I have been tasked with researching and documenting the use of AI within the publishing industry, specifically within STM publishing, and know that this group has a wide variety of expertise they have shared for many years. 

Jennifer Goodman has already generously shared ways that RWS is using AI within the company. We are not interested in translating our English content into other languages. We are interested in other uses of AI. 

Are any of you using AI for any processes in publishing that aren't related to language translation? For instance, to write python, xquery, or even perl? Is anyone using tools in their editorial group to generate text or metadata such as keywords or topics, alt-text/metadata for images, summaries--or anything else for that matter.  

Are there tools you have looked at and decided not to use them? 
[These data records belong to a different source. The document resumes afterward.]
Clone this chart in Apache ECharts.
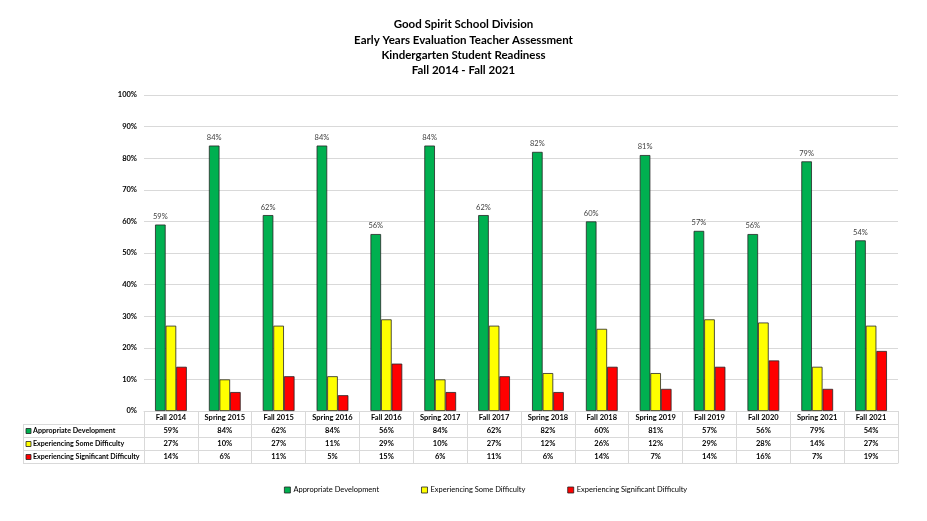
<!DOCTYPE html>
<html>
<head>
<meta charset="utf-8">
<script src="https://cdn.jsdelivr.net/npm/echarts@6/dist/echarts.min.js"></script>
<style>html,body{margin:0;padding:0;background:#fff}#c{width:927px;height:521px}</style>
</head>
<body>
<div id="c"></div>
<script>
var categories = ['Fall 2014','Spring 2015','Fall 2015','Spring 2016','Fall 2016','Spring 2017','Fall 2017','Spring 2018','Fall 2018','Spring 2019','Fall 2019','Fall 2020','Spring 2021','Fall 2021'];
var appropriate = [59,84,62,84,56,84,62,82,60,81,57,56,79,54];
var someDifficulty = [27,10,27,11,29,10,27,12,26,12,29,28,14,27];
var significantDifficulty = [14,6,11,5,15,6,11,6,14,7,14,16,7,19];
var seriesNames = ['Appropriate Development','Experiencing Some Difficulty','Experiencing Significant Difficulty'];
var seriesColors = ['#00b050','#ffff00','#ff0000'];
var yTicks = [0,10,20,30,40,50,60,70,80,90,100];

var FONT = 'Lato';
var GRID_L = 144, GRID_R = 29, GRID_T = 95, GRID_B = 110;
var ROW_H = 13;
var lineColor = '#d9d9d9';

var chart = echarts.init(document.getElementById('c'), null, {renderer:'canvas'});

function tableAxis(idx, values) {
  return {
    type: 'category', data: categories, gridIndex: 0, position: 'bottom',
    offset: ROW_H * idx,
    axisLine: {show: true, lineStyle: {color: lineColor, width: 1}},
    axisTick: {show: false},
    axisLabel: values ? {
      show: true, interval: 0, margin: 3, fontFamily: FONT, fontSize: 7.5, fontWeight: 'bold', color: '#000',
      formatter: function (v, i) { return values[i] + '%'; }
    } : {show: false},
    splitLine: {show: false}
  };
}

var xAxes = [{
  type: 'category', data: categories, gridIndex: 0, position: 'bottom',
  axisLine: {show: true, lineStyle: {color: lineColor, width: 1}},
  axisTick: {show: true, interval: 0, length: ROW_H * 4, lineStyle: {color: lineColor}},
  axisLabel: {show: true, interval: 0, margin: 3, fontFamily: FONT, fontSize: 7.5, fontWeight: 'bold', color: '#000'},
  splitLine: {show: false}
}, tableAxis(1, appropriate), tableAxis(2, someDifficulty), tableAxis(3, significantDifficulty), tableAxis(4, null)];

var graphics = [];
var x0 = 23;
for (var r = 1; r <= 4; r++) {
  var yy = 521 - GRID_B + ROW_H * r + 0.5;
  graphics.push({type:'line', shape:{x1:x0, y1:yy, x2:GRID_L, y2:yy}, style:{stroke:lineColor, lineWidth:1}, silent:true});
}
graphics.push({type:'line', shape:{x1:x0+0.5, y1:521-GRID_B+ROW_H, x2:x0+0.5, y2:521-GRID_B+ROW_H*4}, style:{stroke:lineColor, lineWidth:1}, silent:true});
for (var s = 0; s < 3; s++) {
  var cy = 521 - GRID_B + ROW_H * (s + 1) + ROW_H / 2 + 0.5;
  graphics.push({type:'rect', shape:{x:26, y:cy-2.5, width:5, height:5}, style:{fill:seriesColors[s], stroke:'#222', lineWidth:0.8}, silent:true});
  graphics.push({type:'text', x:33, y:cy, style:{text:seriesNames[s], font:'bold 7.1px ' + FONT, fill:'#000', verticalAlign:'middle', textVerticalAlign:'middle'}, silent:true});
}

var dataArrays = [appropriate, someDifficulty, significantDifficulty];
var series = dataArrays.map(function (arr, i) {
  return {
    name: seriesNames[i], type: 'bar', data: arr, xAxisIndex: 0,
    barGap: '0%', barCategoryGap: '41%',
    itemStyle: {color: seriesColors[i], borderColor: '#262626', borderWidth: 0.8},
    label: i === 0 ? {show: true, position: 'top', distance: 4, formatter: '{c}%', fontFamily: FONT, fontSize: 7.5, color: '#404040'} : {show: false},
    emphasis: {disabled: true}
  };
});

chart.setOption({
  animation: false,
  backgroundColor: '#fff',
  title: {
    text: 'Good Spirit School Division\nEarly Years Evaluation Teacher Assessment\nKindergarten Student Readiness\nFall 2014 - Fall 2021',
    left: 'center', top: 12,
    textStyle: {fontFamily: FONT, fontSize: 11.5, fontWeight: 'bold', color: '#000', lineHeight: 15.3}
  },
  legend: {
    data: seriesNames, top: 481, left: 279,
    itemWidth: 6, itemHeight: 6, itemGap: 42, icon: 'rect',
    textStyle: {fontFamily: FONT, fontSize: 7.5, color: '#000', padding: [0,0,0,-2]},
    itemStyle: {borderColor: '#222', borderWidth: 0.8}
  },
  grid: {left: GRID_L, right: GRID_R, top: GRID_T, bottom: GRID_B, containLabel: false},
  xAxis: xAxes,
  yAxis: {
    type: 'value', min: 0, max: 100, interval: 10,
    axisLine: {show: false}, axisTick: {show: false},
    axisLabel: {margin: 7, fontFamily: FONT, fontSize: 7.5, fontWeight: 'bold', color: '#000', formatter: function (v) { return yTicks.indexOf(v) >= 0 ? v + '%' : ''; }},
    splitLine: {lineStyle: {color: lineColor, width: 1}}
  },
  graphic: graphics,
  series: series
});
</script>
</body>
</html>
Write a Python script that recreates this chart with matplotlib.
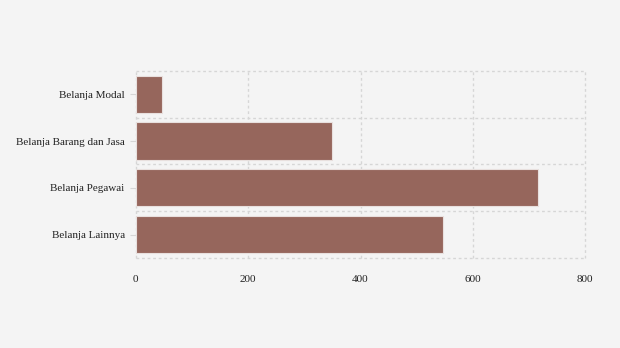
import numpy as np
import matplotlib.pyplot as plt

kategori = ['Belanja Modal', 'Belanja Barang dan Jasa', 'Belanja Pegawai', 'Belanja Lainnya']
nilai = [47, 349, 715, 547]
xticks = [0, 200, 400, 600, 800]

plt.rcParams['font.family'] = ['Liberation Serif', 'DejaVu Serif']

fig = plt.figure(figsize=(6.2, 3.48), dpi=100, facecolor='#f4f4f4')
ax = fig.add_axes([0.219, 0.259, 0.725, 0.537])
ax.set_facecolor('#f4f4f4')

y = np.arange(len(kategori))
ax.barh(y, nilai, height=0.8, color='#96665c', edgecolor='#e8e0de', linewidth=0.8, zorder=3)

ax.set_xlim(0, 800)
ax.set_ylim(len(kategori) - 0.5, -0.5)
ax.set_xticks(xticks)
ax.set_xticklabels([str(v) for v in xticks])
ax.set_yticks(y)
ax.set_yticklabels(kategori)
ax.set_yticks(np.arange(-0.5, len(kategori), 1), minor=True)

for s in ax.spines.values():
    s.set_visible(False)

ax.grid(axis='x', which='major', color='#d6d6d6', linestyle=(0, (2, 2)), linewidth=1, zorder=0)
ax.grid(axis='y', which='minor', color='#d6d6d6', linestyle=(0, (2, 2)), linewidth=1, zorder=0)
for t in ax.xaxis.get_major_ticks() + ax.yaxis.get_minor_ticks():
    t.gridline.set_clip_on(False)
ax.tick_params(axis='x', length=0, pad=12, labelsize=8, colors='#222222')
ax.tick_params(axis='y', which='major', length=4, color='#d6d6d6', pad=4, labelsize=8, labelcolor='#222222')
ax.tick_params(axis='y', which='minor', length=0)

fig.savefig('out.png', dpi=100, facecolor=fig.get_facecolor())
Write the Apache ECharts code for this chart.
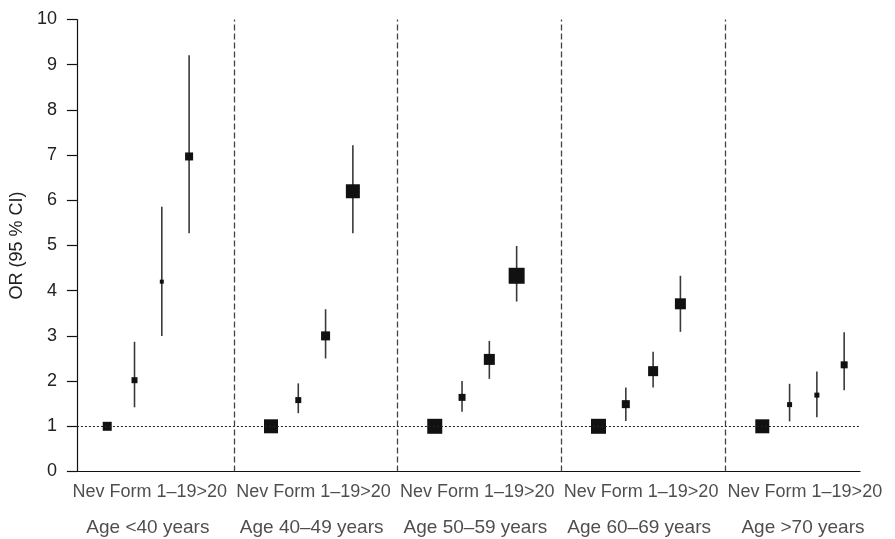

Thanks for any insights you may be able to offer.

Jaye Mize (she/her/hers)
Director, Content Production Systems

JAMA NetworkTm
330 N Wabash Ave, Ste 39300, Chicago, IL 60611

  • Hi Jaye.   I've been researching AI for about a year. I've used it to generate Perl, XSLT, python, XML Schemas, javascript, JSON structures.    Overall, I find AI to be helpful but not the "Swiss army knife" of code-writing the media and most people I've spoken to, seem to think it is.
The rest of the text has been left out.